### GOAL
Only the lines from the one with "Give me the matplotlib source for this chart." through the one with "ax.spines[s].set_linewidth(1.2)", inclusive, should be echoed exactly; pictures are left out.

[Collected data entries]
--------------------

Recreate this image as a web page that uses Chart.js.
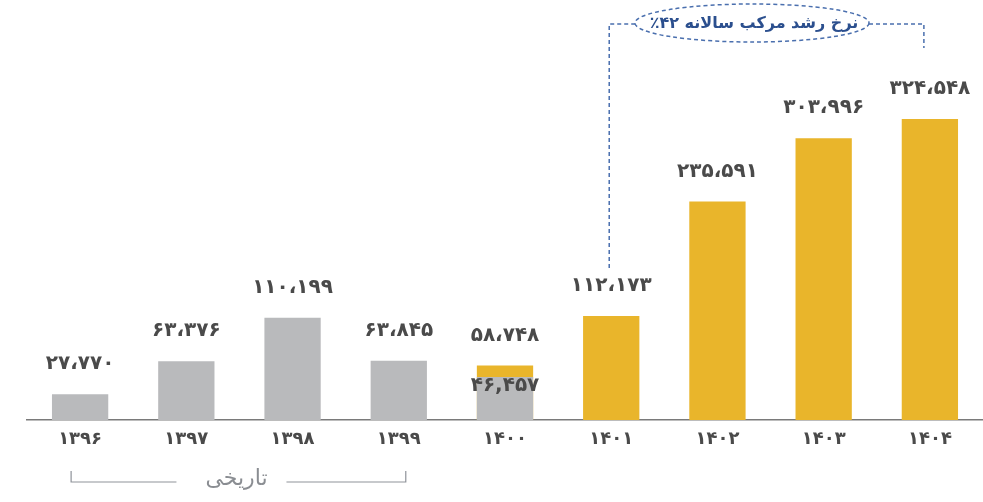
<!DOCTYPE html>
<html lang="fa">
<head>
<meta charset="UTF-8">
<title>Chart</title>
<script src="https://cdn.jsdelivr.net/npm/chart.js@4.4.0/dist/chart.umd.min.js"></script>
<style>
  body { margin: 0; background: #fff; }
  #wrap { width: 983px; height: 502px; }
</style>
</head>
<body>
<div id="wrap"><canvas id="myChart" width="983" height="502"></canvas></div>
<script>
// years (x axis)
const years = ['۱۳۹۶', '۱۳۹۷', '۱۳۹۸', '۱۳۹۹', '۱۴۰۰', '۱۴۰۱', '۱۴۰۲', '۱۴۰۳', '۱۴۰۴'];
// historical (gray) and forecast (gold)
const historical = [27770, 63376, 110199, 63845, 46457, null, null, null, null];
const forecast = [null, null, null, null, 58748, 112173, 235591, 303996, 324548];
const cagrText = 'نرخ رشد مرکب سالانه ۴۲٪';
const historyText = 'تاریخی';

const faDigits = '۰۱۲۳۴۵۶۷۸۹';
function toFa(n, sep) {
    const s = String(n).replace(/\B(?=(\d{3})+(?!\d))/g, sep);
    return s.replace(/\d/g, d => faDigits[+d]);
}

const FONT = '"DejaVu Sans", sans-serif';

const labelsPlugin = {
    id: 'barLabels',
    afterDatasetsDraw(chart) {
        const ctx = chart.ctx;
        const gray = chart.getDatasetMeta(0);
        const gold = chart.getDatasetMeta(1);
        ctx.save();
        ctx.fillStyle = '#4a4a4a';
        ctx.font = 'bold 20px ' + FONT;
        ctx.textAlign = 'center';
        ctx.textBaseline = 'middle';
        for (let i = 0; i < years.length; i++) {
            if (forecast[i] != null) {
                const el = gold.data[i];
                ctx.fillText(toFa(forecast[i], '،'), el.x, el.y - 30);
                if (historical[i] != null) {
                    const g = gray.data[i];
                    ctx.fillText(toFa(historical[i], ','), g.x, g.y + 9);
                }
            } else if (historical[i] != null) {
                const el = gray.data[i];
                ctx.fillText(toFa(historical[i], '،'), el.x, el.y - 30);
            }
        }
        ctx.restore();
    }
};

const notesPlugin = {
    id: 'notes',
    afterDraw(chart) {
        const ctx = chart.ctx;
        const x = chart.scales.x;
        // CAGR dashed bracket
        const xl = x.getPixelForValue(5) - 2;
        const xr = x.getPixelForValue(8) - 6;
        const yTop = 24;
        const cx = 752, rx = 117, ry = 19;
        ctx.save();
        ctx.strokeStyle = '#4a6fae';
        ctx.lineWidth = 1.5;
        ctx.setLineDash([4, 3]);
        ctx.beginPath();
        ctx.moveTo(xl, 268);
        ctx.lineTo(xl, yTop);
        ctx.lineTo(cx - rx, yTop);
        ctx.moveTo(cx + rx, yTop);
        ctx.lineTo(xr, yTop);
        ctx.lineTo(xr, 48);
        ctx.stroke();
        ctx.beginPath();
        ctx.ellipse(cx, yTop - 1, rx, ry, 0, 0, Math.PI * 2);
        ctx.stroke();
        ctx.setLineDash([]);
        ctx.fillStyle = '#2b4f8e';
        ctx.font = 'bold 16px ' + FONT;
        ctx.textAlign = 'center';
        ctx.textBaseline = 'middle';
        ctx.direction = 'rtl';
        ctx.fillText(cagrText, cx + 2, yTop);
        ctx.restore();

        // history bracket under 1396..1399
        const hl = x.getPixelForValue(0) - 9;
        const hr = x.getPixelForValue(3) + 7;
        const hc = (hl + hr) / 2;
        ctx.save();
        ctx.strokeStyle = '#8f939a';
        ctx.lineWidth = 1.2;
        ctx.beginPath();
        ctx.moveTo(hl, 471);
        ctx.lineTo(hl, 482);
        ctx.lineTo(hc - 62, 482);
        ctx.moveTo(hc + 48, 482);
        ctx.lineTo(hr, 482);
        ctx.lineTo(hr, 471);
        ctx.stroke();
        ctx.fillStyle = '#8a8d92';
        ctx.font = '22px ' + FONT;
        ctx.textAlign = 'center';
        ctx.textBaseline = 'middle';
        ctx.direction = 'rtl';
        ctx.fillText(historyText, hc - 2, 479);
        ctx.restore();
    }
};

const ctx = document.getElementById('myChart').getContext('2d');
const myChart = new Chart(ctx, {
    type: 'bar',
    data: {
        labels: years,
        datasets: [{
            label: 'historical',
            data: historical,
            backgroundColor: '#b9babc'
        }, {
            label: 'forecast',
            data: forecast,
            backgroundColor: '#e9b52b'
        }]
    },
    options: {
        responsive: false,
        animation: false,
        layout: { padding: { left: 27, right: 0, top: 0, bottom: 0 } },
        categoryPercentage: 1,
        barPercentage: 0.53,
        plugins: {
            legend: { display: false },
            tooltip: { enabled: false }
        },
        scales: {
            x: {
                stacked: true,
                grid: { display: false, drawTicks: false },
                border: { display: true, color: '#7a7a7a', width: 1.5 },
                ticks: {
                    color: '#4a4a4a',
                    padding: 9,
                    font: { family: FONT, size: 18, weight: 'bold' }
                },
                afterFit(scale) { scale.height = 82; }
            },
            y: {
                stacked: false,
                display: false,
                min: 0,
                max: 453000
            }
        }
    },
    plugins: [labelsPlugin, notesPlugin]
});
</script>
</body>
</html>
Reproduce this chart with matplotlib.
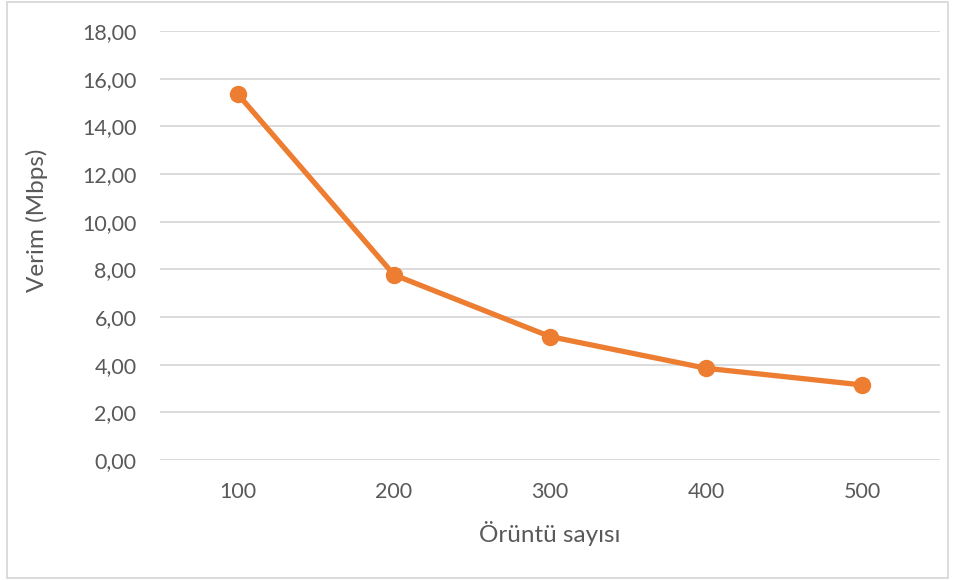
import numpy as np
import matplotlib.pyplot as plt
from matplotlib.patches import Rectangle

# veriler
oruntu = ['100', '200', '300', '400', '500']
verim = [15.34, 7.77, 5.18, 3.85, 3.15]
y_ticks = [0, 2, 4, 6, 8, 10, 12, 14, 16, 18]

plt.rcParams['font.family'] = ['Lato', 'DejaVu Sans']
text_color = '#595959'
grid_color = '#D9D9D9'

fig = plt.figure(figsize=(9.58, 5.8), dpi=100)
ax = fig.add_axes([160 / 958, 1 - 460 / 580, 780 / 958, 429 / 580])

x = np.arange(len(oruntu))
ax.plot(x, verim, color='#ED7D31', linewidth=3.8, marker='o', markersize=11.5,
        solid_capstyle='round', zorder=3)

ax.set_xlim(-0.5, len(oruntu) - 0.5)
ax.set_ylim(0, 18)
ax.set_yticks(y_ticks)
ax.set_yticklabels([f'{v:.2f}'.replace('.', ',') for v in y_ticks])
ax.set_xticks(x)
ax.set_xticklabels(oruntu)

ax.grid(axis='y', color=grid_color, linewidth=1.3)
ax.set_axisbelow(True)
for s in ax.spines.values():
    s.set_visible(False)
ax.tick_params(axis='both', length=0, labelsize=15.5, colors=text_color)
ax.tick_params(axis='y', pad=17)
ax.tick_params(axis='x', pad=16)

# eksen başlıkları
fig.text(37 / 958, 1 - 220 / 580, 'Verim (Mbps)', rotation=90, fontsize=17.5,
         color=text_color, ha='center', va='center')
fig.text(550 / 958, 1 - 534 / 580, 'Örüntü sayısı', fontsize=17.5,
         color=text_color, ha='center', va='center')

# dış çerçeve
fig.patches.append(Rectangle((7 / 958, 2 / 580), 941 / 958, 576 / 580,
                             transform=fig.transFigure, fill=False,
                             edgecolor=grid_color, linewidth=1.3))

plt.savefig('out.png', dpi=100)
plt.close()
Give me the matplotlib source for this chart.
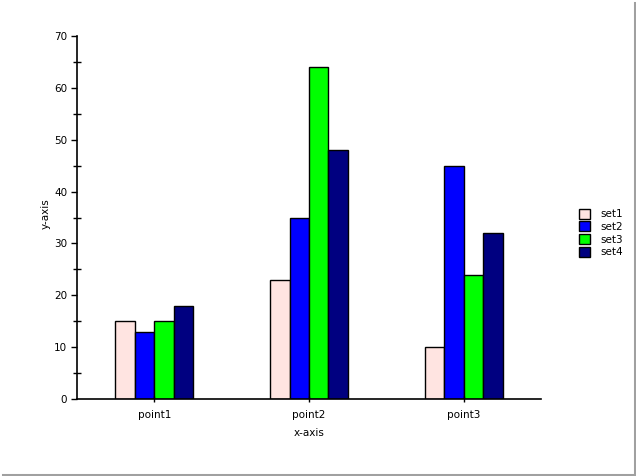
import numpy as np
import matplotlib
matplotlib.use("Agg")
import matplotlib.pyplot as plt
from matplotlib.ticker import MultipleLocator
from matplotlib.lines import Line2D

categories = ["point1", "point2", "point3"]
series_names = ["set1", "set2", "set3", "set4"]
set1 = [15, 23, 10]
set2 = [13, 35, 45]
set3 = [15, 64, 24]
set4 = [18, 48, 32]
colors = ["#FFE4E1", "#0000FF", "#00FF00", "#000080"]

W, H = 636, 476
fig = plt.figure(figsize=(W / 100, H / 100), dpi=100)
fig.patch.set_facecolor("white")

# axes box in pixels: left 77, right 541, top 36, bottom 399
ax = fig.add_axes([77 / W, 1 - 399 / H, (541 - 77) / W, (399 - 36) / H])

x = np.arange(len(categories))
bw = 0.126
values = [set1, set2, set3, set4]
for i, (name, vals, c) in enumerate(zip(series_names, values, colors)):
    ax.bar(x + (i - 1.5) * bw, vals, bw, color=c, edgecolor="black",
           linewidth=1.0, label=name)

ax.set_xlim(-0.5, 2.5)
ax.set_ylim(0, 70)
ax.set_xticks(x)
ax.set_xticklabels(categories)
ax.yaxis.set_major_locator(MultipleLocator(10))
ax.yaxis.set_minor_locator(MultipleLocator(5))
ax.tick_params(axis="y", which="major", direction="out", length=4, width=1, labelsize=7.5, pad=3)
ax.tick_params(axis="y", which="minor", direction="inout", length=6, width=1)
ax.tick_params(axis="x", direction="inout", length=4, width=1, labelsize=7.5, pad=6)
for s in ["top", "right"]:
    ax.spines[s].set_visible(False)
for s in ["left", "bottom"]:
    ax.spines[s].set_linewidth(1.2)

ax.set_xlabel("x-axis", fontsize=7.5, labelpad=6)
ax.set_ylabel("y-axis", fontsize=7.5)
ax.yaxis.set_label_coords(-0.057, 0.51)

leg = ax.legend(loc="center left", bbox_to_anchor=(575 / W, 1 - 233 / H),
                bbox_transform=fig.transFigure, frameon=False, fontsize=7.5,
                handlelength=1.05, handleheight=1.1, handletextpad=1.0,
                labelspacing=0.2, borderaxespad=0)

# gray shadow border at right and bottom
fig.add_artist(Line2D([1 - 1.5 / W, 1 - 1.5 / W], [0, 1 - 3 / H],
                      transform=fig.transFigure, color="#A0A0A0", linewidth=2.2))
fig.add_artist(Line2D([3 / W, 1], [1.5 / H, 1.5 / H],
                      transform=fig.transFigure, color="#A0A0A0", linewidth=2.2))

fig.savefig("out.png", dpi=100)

--------------------

### RESULT OF THE TASK
Give me the matplotlib source for this chart.
import numpy as np
import matplotlib
matplotlib.use("Agg")
import matplotlib.pyplot as plt
from matplotlib.ticker import MultipleLocator
from matplotlib.lines import Line2D

categories = ["point1", "point2", "point3"]
series_names = ["set1", "set2", "set3", "set4"]
set1 = [15, 23, 10]
set2 = [13, 35, 45]
set3 = [15, 64, 24]
set4 = [18, 48, 32]
colors = ["#FFE4E1", "#0000FF", "#00FF00", "#000080"]

W, H = 636, 476
fig = plt.figure(figsize=(W / 100, H / 100), dpi=100)
fig.patch.set_facecolor("white")

# axes box in pixels: left 77, right 541, top 36, bottom 399
ax = fig.add_axes([77 / W, 1 - 399 / H, (541 - 77) / W, (399 - 36) / H])

x = np.arange(len(categories))
bw = 0.126
values = [set1, set2, set3, set4]
for i, (name, vals, c) in enumerate(zip(series_names, values, colors)):
    ax.bar(x + (i - 1.5) * bw, vals, bw, color=c, edgecolor="black",
           linewidth=1.0, label=name)

ax.set_xlim(-0.5, 2.5)
ax.set_ylim(0, 70)
ax.set_xticks(x)
ax.set_xticklabels(categories)
ax.yaxis.set_major_locator(MultipleLocator(10))
ax.yaxis.set_minor_locator(MultipleLocator(5))
ax.tick_params(axis="y", which="major", direction="out", length=4, width=1, labelsize=7.5, pad=3)
ax.tick_params(axis="y", which="minor", direction="inout", length=6, width=1)
ax.tick_params(axis="x", direction="inout", length=4, width=1, labelsize=7.5, pad=6)
for s in ["top", "right"]:
    ax.spines[s].set_visible(False)
for s in ["left", "bottom"]:
    ax.spines[s].set_linewidth(1.2)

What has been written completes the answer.